▶ [WHAT THE EXERCISE ASKS]: Repeat exactly the lines running from the first line of the data to the line containing "from matplotlib.ticker import MultipleLocator", both ends included, and nothing else; drop the pictures.

Start DATA SUPPLIED

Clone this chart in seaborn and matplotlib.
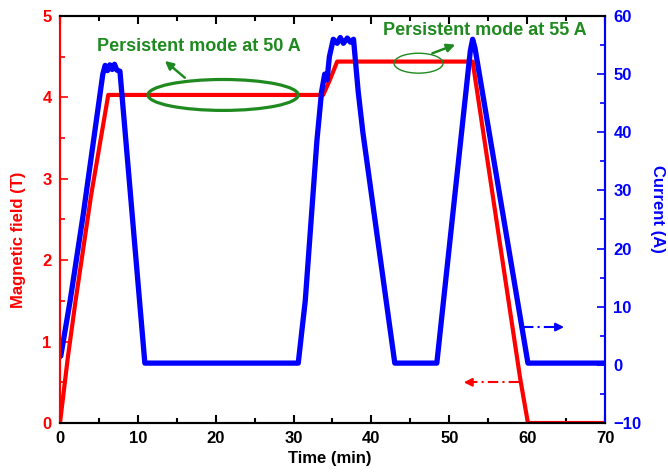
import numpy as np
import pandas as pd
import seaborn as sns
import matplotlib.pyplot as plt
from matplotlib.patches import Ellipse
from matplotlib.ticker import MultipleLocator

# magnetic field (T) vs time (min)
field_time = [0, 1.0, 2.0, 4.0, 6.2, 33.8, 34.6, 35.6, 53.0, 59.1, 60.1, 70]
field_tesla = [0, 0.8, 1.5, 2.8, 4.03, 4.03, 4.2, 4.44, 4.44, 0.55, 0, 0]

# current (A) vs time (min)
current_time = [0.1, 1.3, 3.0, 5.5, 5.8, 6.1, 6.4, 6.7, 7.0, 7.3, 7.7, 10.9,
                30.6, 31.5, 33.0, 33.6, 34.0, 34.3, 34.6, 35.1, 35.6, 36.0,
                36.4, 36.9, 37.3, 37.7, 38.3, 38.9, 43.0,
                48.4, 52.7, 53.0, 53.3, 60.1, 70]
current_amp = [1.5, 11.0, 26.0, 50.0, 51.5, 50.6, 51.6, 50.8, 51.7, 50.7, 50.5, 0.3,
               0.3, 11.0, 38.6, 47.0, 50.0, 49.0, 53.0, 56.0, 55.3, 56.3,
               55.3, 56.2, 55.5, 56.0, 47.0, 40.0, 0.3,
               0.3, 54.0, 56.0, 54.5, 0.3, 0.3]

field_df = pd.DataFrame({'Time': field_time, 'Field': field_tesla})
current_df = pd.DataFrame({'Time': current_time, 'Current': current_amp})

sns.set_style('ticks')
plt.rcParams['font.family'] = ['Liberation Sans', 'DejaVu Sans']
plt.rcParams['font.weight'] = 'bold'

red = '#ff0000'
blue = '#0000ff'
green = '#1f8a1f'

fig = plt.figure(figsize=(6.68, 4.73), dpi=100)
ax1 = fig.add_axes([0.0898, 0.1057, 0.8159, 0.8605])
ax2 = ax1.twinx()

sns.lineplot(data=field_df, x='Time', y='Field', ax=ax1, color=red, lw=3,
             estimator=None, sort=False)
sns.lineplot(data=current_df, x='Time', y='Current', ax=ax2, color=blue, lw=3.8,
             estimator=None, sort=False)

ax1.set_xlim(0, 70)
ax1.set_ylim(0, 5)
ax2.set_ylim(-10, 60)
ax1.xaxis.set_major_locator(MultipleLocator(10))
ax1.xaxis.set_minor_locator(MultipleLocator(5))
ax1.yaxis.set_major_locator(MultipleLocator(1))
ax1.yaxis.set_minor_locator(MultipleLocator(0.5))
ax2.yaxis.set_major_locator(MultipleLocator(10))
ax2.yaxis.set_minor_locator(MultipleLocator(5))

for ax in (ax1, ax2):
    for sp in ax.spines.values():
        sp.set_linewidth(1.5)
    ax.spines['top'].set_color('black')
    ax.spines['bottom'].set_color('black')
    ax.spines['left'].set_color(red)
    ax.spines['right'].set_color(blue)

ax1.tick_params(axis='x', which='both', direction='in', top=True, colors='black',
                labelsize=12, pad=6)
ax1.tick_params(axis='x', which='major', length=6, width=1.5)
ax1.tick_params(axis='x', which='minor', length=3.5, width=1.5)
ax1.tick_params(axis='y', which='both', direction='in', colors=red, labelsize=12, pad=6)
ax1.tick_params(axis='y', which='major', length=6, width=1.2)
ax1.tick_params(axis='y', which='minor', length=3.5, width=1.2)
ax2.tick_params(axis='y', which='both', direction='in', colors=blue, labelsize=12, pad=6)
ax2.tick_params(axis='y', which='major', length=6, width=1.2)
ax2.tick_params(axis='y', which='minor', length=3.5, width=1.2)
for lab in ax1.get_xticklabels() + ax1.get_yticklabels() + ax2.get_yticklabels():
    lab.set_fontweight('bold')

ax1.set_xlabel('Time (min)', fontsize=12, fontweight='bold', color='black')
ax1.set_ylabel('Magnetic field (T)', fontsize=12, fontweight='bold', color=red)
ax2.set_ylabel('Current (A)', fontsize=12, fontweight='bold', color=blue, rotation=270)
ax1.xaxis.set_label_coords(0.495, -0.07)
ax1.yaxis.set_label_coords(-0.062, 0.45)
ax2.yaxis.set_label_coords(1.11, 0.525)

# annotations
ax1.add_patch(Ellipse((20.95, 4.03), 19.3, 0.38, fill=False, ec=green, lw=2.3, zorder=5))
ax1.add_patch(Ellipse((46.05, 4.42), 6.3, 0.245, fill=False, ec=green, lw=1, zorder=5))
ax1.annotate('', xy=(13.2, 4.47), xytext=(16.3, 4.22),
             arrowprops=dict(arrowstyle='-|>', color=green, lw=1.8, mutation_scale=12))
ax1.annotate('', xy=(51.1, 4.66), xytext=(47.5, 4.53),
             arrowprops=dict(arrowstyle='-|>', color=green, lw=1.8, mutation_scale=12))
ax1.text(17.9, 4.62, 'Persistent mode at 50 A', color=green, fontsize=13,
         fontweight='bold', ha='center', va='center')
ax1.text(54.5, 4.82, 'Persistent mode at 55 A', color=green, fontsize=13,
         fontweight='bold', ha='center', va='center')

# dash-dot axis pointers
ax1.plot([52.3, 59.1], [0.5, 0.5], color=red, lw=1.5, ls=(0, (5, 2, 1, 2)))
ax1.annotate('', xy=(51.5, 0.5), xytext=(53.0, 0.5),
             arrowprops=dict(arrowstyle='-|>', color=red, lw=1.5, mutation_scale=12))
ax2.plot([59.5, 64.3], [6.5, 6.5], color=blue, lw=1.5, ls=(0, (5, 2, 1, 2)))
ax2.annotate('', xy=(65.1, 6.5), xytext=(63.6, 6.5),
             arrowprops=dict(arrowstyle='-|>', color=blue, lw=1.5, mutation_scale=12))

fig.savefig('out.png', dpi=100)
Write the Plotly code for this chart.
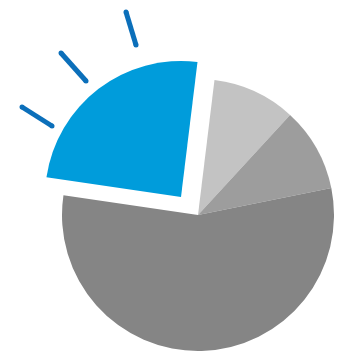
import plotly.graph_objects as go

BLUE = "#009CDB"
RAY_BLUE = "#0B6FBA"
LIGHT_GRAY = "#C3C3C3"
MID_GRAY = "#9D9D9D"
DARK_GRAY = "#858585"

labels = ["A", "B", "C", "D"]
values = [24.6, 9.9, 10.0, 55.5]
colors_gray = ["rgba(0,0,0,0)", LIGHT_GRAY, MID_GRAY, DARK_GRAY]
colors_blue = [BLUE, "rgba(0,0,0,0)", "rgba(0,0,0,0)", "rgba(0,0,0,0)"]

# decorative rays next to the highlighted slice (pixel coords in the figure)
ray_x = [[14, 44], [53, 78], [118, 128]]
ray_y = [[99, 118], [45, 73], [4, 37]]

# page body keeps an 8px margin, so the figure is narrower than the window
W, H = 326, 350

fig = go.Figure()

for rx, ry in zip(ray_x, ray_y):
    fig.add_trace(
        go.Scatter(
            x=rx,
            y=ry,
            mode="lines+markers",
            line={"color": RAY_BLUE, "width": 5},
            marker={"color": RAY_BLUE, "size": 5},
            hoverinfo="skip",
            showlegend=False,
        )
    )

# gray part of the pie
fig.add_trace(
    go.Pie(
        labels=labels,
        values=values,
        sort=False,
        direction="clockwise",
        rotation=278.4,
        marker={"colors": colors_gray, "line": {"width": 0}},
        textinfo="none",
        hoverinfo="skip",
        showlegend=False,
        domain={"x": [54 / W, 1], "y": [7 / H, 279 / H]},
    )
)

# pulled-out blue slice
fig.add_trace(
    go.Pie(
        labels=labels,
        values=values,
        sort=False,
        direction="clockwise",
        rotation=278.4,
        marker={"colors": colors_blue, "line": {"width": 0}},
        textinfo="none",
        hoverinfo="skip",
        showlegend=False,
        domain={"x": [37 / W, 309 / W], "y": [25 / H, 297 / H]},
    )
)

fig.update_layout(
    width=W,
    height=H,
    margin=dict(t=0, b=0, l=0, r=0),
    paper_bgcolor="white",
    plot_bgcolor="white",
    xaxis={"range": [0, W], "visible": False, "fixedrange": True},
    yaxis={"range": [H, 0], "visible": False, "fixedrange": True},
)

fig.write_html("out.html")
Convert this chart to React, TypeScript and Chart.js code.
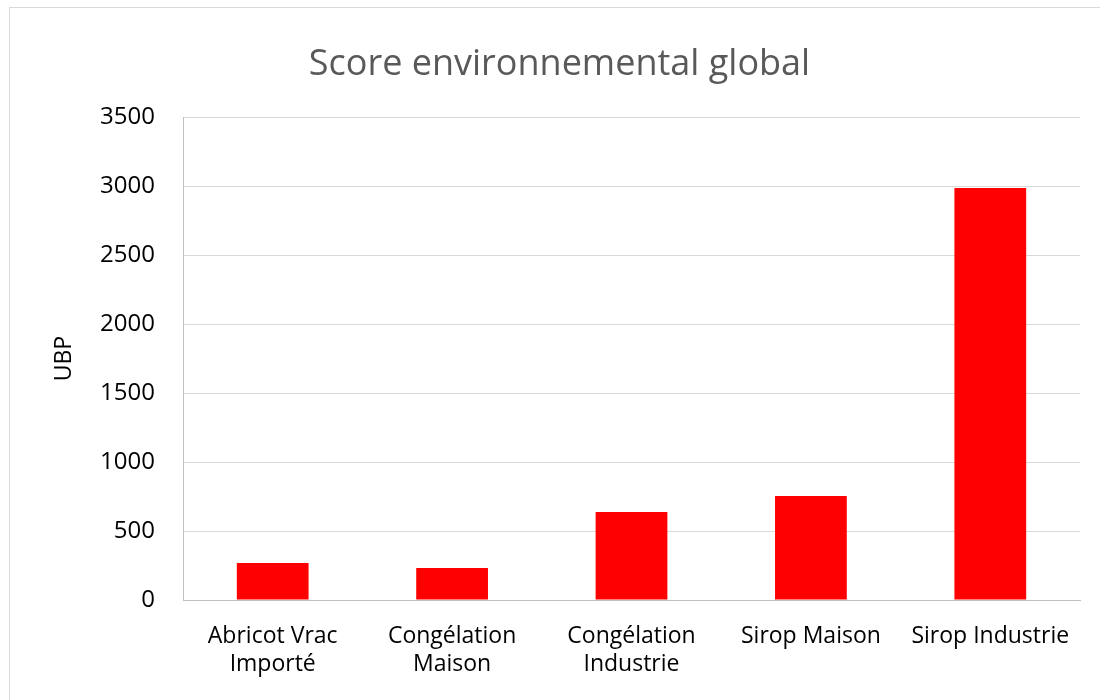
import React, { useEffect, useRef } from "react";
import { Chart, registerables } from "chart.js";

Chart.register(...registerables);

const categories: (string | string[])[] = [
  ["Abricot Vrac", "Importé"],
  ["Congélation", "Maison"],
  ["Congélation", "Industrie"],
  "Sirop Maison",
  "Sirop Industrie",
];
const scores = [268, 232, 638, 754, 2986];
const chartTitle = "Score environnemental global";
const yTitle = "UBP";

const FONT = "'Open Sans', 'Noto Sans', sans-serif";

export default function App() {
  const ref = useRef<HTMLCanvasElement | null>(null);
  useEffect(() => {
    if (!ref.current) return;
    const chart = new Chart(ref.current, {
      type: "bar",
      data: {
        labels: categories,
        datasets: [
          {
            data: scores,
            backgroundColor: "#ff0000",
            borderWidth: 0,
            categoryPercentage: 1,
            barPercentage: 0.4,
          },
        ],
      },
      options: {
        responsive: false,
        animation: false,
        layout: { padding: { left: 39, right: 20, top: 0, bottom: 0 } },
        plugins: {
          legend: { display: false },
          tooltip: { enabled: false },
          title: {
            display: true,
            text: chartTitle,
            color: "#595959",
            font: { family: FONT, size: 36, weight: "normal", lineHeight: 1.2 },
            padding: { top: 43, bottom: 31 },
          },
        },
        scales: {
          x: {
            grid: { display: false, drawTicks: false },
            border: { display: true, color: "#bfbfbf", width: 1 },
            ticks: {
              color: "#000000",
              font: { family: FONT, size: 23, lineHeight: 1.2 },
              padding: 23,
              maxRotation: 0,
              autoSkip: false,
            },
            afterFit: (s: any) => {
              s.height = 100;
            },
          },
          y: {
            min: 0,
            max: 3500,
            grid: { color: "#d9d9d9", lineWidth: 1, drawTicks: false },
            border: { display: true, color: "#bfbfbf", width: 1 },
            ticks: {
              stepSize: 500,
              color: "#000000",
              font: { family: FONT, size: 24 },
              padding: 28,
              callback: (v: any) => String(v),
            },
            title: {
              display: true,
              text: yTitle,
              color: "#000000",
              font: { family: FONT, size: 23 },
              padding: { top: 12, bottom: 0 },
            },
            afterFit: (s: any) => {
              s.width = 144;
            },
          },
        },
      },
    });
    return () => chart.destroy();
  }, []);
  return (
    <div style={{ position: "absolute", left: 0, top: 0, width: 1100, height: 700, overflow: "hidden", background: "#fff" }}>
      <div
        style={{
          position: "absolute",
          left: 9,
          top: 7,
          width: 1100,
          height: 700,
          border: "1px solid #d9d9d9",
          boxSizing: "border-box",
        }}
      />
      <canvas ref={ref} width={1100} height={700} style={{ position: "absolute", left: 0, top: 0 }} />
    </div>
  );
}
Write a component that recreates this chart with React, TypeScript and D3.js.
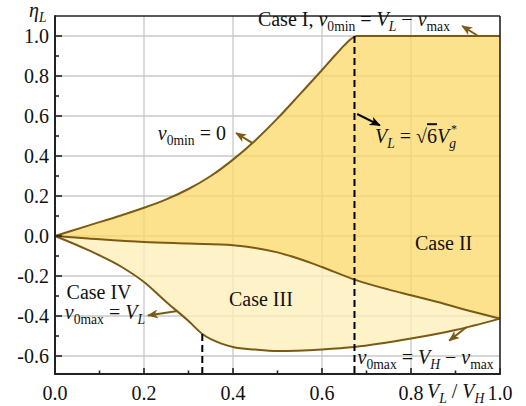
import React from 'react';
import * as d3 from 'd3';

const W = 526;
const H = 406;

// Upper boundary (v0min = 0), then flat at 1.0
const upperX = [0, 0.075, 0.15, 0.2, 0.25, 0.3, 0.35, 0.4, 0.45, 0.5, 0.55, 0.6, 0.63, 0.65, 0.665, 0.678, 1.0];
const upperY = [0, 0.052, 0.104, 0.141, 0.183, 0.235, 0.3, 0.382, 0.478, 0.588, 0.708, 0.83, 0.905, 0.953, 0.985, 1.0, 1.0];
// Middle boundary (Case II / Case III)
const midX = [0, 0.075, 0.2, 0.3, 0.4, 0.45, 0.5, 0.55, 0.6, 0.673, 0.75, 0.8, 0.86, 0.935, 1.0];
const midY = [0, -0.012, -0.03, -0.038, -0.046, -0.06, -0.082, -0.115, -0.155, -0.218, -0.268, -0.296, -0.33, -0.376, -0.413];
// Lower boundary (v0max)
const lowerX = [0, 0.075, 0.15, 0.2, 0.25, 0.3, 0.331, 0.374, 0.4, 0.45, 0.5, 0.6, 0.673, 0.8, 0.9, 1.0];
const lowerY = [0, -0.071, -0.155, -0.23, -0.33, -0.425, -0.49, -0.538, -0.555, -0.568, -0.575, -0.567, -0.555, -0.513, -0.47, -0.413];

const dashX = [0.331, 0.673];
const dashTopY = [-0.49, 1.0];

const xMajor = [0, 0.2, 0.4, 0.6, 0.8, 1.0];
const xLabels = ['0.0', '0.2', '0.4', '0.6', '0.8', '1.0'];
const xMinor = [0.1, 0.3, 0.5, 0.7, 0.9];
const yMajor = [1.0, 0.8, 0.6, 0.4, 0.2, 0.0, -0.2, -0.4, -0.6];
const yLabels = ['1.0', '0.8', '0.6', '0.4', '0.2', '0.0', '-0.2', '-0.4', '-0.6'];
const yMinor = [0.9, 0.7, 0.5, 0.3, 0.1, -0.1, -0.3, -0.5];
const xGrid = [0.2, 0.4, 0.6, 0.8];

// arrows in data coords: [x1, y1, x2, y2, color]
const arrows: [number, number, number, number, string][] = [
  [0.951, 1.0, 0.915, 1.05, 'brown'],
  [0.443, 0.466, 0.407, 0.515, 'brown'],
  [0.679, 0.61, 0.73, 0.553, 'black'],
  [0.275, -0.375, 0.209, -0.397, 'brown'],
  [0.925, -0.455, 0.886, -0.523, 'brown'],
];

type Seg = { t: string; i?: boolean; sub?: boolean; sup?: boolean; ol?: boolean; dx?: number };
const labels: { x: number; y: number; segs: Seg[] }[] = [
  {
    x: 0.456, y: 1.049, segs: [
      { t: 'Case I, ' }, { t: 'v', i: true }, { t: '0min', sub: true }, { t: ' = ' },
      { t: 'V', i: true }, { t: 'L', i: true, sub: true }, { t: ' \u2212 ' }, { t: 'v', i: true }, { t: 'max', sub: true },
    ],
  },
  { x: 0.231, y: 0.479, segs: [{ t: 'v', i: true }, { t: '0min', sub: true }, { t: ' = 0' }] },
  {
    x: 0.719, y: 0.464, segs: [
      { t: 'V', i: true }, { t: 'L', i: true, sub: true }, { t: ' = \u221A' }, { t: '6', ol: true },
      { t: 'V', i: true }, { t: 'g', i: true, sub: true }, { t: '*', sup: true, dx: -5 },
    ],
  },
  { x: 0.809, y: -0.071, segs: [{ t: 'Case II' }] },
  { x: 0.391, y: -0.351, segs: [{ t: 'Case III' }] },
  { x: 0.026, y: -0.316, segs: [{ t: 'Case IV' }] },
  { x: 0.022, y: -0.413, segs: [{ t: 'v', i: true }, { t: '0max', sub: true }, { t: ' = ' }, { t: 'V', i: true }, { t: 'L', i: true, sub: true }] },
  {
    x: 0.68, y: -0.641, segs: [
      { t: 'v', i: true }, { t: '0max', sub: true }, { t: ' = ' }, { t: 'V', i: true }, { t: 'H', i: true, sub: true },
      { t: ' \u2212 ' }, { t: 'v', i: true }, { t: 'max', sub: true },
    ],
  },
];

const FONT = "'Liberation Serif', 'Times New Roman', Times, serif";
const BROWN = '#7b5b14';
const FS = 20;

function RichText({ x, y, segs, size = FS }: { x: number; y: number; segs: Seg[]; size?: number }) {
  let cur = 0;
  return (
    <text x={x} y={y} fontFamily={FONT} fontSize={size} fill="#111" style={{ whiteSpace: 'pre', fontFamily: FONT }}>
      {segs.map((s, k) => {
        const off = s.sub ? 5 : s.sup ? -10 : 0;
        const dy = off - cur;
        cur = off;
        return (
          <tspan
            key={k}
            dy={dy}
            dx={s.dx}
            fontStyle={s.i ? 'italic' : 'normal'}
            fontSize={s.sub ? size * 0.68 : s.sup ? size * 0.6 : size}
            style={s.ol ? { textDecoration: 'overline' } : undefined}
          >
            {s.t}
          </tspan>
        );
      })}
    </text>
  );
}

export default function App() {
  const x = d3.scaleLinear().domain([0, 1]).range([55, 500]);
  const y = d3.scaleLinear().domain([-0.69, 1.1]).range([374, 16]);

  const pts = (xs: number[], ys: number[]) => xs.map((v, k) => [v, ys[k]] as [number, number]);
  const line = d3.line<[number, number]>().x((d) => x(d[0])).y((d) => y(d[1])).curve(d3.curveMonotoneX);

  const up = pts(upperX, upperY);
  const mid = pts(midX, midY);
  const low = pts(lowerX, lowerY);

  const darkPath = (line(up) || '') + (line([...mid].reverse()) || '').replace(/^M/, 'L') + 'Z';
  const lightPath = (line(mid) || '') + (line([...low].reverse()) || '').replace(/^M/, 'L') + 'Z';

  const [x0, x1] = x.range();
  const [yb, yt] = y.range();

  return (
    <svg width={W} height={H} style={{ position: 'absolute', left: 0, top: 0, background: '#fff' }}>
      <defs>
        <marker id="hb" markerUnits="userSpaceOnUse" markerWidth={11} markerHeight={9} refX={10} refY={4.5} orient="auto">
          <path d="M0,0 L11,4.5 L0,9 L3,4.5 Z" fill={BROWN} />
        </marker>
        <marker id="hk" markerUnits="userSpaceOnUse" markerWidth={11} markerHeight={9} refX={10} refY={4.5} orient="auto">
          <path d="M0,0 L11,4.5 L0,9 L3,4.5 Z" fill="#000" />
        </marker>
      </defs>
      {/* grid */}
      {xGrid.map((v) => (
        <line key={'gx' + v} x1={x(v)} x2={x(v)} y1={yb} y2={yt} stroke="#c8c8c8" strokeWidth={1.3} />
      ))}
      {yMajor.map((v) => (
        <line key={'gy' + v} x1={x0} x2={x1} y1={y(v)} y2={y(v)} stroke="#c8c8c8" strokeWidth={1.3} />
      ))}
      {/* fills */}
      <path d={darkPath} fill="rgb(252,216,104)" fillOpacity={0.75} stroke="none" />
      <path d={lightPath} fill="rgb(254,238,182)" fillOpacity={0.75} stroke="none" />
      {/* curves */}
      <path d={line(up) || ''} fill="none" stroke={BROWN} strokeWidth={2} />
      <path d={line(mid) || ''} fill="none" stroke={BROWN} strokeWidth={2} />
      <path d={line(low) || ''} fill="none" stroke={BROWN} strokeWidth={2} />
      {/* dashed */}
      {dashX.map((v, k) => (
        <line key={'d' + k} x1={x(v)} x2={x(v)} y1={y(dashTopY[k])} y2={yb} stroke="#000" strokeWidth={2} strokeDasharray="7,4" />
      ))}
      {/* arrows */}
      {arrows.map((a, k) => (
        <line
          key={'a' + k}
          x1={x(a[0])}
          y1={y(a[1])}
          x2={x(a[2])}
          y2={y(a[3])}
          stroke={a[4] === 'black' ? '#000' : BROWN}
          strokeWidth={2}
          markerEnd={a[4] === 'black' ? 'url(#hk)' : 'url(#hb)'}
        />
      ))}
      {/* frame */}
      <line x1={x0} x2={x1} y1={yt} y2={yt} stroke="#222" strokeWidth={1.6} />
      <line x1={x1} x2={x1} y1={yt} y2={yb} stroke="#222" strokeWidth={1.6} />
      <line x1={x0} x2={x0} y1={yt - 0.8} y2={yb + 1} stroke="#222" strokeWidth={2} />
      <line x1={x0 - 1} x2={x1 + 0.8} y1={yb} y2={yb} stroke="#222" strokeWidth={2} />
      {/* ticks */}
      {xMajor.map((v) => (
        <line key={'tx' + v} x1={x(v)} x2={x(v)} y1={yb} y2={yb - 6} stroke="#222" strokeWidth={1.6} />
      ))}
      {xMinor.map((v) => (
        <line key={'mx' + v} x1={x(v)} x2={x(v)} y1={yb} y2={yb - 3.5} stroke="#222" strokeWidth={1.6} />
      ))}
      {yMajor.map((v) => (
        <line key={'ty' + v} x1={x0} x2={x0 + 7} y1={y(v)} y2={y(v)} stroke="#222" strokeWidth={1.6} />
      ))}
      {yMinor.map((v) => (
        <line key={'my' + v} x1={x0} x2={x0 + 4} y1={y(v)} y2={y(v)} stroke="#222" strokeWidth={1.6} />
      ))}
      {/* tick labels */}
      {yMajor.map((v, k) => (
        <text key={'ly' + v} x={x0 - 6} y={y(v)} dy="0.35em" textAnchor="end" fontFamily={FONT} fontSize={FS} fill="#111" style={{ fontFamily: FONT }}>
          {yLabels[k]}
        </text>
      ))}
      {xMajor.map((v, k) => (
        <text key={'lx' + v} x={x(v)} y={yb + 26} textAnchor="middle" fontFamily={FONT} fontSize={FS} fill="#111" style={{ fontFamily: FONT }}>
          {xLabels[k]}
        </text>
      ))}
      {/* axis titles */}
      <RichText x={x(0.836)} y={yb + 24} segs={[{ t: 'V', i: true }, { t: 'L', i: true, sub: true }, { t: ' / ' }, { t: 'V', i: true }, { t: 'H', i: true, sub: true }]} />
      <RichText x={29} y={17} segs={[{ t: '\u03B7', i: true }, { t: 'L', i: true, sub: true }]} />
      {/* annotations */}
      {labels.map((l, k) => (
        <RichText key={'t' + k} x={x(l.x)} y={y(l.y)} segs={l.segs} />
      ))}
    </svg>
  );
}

End DATA SUPPLIED

▶ [COMPLETE ANSWER]:
Clone this chart in seaborn and matplotlib.
import numpy as np
import pandas as pd
import seaborn as sns
import matplotlib.pyplot as plt
from matplotlib.patches import Ellipse
from matplotlib.ticker import MultipleLocator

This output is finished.